Extract, unchanged, every line from the top of the material below through the line with "import pandas as pd", and no more.
-- Start DATA SUPPLIED --
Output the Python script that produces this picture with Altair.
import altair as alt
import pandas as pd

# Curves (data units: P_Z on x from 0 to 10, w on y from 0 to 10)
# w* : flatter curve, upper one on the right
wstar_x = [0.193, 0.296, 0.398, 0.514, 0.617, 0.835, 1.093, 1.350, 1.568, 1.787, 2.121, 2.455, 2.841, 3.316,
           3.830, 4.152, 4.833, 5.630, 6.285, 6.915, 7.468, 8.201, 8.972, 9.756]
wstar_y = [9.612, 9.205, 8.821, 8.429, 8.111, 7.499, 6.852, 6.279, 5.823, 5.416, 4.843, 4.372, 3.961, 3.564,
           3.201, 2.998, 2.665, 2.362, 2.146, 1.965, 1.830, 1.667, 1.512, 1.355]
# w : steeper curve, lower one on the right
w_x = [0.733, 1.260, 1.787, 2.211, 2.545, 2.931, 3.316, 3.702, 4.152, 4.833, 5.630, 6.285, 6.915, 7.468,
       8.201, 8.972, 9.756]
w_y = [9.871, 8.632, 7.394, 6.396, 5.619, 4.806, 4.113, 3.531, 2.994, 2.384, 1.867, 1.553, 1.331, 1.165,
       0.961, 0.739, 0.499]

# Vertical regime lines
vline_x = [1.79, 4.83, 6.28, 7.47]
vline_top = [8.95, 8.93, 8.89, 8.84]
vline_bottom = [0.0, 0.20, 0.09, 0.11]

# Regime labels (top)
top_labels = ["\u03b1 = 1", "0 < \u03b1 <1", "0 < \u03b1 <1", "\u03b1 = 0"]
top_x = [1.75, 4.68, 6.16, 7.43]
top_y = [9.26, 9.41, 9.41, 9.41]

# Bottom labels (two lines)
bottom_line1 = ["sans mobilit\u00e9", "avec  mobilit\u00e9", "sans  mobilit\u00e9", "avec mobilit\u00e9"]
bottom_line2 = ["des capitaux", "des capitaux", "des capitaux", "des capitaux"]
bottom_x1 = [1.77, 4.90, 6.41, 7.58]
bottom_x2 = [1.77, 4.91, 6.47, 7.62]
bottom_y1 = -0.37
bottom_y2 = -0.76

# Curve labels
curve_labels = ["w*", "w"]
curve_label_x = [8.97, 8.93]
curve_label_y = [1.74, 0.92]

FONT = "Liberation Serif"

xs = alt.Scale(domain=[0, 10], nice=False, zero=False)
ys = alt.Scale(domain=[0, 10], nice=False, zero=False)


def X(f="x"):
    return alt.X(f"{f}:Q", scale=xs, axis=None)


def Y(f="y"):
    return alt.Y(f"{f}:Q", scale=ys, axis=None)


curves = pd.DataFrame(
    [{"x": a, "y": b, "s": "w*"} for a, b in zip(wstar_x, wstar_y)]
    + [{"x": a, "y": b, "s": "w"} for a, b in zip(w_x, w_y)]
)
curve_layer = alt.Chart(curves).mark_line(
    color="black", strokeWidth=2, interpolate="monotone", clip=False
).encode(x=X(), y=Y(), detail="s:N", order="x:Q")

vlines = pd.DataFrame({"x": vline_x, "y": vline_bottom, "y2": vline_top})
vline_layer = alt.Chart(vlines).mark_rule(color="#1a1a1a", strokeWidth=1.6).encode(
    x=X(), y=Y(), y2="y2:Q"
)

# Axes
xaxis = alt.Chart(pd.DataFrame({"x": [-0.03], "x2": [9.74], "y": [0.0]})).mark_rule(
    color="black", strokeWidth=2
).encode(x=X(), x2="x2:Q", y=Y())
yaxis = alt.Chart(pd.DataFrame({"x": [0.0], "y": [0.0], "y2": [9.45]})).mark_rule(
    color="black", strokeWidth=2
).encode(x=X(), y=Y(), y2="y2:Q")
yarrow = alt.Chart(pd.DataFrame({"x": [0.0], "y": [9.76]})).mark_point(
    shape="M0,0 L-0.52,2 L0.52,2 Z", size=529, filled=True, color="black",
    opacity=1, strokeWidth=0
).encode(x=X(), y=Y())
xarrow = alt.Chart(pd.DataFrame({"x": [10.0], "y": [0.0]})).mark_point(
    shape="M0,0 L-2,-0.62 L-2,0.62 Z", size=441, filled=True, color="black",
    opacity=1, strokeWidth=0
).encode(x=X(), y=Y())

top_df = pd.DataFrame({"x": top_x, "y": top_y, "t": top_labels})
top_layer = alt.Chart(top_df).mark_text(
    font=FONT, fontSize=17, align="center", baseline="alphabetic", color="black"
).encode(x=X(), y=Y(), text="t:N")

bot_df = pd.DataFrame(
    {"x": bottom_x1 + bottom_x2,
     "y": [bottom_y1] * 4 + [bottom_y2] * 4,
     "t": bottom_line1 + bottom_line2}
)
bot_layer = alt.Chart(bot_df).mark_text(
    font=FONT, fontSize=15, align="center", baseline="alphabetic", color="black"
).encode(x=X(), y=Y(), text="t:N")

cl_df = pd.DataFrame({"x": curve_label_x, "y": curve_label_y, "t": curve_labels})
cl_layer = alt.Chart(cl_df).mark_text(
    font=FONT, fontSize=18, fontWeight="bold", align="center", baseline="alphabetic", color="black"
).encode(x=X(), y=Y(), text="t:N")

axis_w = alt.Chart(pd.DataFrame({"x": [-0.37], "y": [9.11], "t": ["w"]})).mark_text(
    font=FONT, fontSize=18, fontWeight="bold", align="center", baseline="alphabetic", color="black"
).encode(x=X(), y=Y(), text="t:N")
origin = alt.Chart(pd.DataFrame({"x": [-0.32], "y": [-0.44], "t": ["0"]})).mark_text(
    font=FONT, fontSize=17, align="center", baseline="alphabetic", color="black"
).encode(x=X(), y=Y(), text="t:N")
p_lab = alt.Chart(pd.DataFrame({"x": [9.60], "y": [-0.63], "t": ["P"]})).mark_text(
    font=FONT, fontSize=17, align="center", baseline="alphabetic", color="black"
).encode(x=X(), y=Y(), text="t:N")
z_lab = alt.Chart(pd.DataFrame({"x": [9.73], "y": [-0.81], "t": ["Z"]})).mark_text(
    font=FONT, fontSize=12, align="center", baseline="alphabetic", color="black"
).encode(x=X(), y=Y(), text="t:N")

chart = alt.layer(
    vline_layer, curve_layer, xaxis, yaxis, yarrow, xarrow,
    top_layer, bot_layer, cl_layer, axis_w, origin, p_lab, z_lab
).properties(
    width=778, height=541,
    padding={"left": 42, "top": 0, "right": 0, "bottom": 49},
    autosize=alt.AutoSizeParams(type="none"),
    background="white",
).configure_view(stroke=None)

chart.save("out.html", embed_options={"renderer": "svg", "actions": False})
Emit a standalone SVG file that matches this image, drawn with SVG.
-- End DATA SUPPLIED --
» FULL RESPONSE
Output the Python script that produces this picture with Altair.
import altair as alt
import pandas as pd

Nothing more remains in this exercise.